The Essential Hidden Performance Metric: Kindness

Miles Wray

Maybe it’s because I’m entirely brand-new to the sport and never saw him, in real-time, dominate those mid-aughts. But it eludes me why anybody — save, I guess, especially patriotic Spaniards — would root for Fernando Alonso today.

In an era when many F1 drivers are up to the comedic task of appearing in increasingly lo-fi team-produced skits, Alonso more often than not looks like a prisoner to the F1 calendar, miserably staring into each new day with the same weighty, dead-eyed stare. Rooting for Alonso looks like it would be similar to rooting for a businessman testifying before Congress, or rooting for a pouting diner after they’ve sent their meal back to the kitchen. Even if there is that satisfaction of getting things exactly how they want, it’s going to be just a few minutes before things are not exactly what they want, and the temper roils again.
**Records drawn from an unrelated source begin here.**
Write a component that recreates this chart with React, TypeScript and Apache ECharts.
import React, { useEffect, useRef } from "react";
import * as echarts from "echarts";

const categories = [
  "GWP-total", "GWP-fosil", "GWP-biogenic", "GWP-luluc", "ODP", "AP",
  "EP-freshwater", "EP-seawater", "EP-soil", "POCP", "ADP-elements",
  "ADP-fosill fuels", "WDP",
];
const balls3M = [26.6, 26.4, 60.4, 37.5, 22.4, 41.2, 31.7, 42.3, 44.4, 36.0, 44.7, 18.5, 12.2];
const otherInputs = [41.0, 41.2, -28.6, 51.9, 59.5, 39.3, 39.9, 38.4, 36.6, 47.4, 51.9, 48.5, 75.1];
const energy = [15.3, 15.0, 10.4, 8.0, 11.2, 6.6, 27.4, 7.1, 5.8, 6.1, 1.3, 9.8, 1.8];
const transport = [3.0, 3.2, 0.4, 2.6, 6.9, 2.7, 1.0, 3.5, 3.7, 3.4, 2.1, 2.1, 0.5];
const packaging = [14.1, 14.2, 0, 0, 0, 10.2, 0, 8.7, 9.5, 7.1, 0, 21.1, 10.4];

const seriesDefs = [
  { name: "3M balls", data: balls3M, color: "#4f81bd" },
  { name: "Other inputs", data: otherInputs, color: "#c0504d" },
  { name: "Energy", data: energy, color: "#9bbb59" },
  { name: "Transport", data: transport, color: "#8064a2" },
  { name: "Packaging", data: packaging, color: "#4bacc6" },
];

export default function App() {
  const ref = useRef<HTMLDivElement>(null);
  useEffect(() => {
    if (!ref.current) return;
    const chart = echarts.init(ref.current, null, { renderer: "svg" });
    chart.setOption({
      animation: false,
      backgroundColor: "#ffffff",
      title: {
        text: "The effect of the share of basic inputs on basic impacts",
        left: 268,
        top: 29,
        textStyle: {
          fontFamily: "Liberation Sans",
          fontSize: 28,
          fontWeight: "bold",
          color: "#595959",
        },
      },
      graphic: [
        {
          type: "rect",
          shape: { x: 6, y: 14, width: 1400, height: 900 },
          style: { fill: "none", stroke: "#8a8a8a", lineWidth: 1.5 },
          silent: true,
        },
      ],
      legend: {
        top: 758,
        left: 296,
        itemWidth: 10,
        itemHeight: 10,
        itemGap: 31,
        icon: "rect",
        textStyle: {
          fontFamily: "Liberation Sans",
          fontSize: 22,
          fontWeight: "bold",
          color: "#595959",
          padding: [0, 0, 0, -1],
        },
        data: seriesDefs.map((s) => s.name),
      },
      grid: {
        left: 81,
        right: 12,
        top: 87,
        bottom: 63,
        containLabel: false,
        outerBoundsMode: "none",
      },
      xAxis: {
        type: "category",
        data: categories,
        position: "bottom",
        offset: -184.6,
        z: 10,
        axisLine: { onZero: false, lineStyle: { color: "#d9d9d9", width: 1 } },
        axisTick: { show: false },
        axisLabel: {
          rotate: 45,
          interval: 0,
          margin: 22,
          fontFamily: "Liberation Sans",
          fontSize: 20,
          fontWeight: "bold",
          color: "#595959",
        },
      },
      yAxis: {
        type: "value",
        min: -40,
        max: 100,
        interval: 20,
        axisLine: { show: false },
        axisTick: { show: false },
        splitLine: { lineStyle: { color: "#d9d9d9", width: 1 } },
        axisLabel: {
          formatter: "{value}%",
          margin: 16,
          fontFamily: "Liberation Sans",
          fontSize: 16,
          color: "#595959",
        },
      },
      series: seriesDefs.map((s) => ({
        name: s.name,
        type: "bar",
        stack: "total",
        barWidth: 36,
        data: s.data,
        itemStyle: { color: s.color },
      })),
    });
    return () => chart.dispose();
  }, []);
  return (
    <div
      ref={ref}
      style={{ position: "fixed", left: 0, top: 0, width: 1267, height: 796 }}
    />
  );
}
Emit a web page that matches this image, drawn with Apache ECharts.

Fernando Alonso, difficult to root for? (Pic: The Drive)

The thing is, I’m actually convinced by the thoughtful evidence that crowns Alonso as the best individual driver currently on the grid. Only one problem: there is not any level of motorsport that you can graduate to where it is not, in its own peculiar way, a team sport. Alonso stands alone among the truly elite drivers in how long he has been effectively locked out from championship-contending teams. This may be a coincidence. To briefly put oneself in the shoes of a team boss, though: there does feel like significant upside to investing in a driver who, unlike Alonso, is reliably not spending their time hatching an intricate political scheme.

Speaking of: Valtteri Bottas. In Spain, Bottas was not given an engine by three-time Constructors’ Champion Mercedes that could get through the circuit without exploding. This, after Bottas was assigned the thankless, early-race yeoman’s work of holding up a competitor so that his teammate could make up time. Bottas’ performance was pushed aside so that it could be asked when Mercedes would impose team orders — as if the team had already waited too long to do so.

Formula One - F1 - Spanish Grand Prix
Is Bottas the team mate to have in the quest for a championship? (Pic: Reuters)

This is the latest beat in Bottas’ year of being treated, I think, rudely. Maybe it’s that a proper level of expectations about Bottas’ arrival at Mercedes was never really reached. What, was Bottas supposed to stride right in and immediately seize the number one internal position from an all-time legend? That wasn’t ever really going to happen. What has happened instead has been probably a best-case scenario: Mercedes is one of only two teams so far, alongside Haas, to have each driver finish ahead of the other in both qualifying and in races. This was far from destined to be the case.

Probably the reason that Bottas’ year has been looked at glass-half-empty is because of his quiet, steady optimism. There is no obvious fire on the surface with Bottas, which can translate to thinking that Bottas does not have the depth of soul, or something, that a champion must have. I think this is a mistake.  

Not every driver can scream into F1 as a Hamilton-ian prodigy, and there are only so many remaining points to go around for everybody else. It was probably exactly Bottas’ steadiness that made him such an attractive candidate for Mercedes and, in turn, opened up the world where he gains probably the maximum amount of points in his career. The goal is never, in the end, to sit on top of a head-to-head driver comparison — however thorough it is. The goal is to actually physically win races, win championships, and it is Bottas’ non-maneuvering that has put him in an optimum place to do so.  

Lewis Hamilton and Valtteri Bottas. (Pic: Sky Sports F1)

There are always gusts of blind luck that propel drivers to and away from points — but even-keel Bottas has helped make his own luck. There is a plausible alternate universe that sees years’ worth of transactions leading us to Bottas and Alonso sitting in exactly the opposite cars in 2017. Why has it worked out the way that it has, then? For a sport that agonizes over milliseconds, there’s a blindingly obvious reason why these two drivers are separated by a vast 63-0 canyon in the standings: one is easy to work with, and one is not. That ability to simply be a good co-worker is capable of bringing the kind of performance upgrade, to the individual driver, that a tweaked chassis or optimum tire strategy could never provide.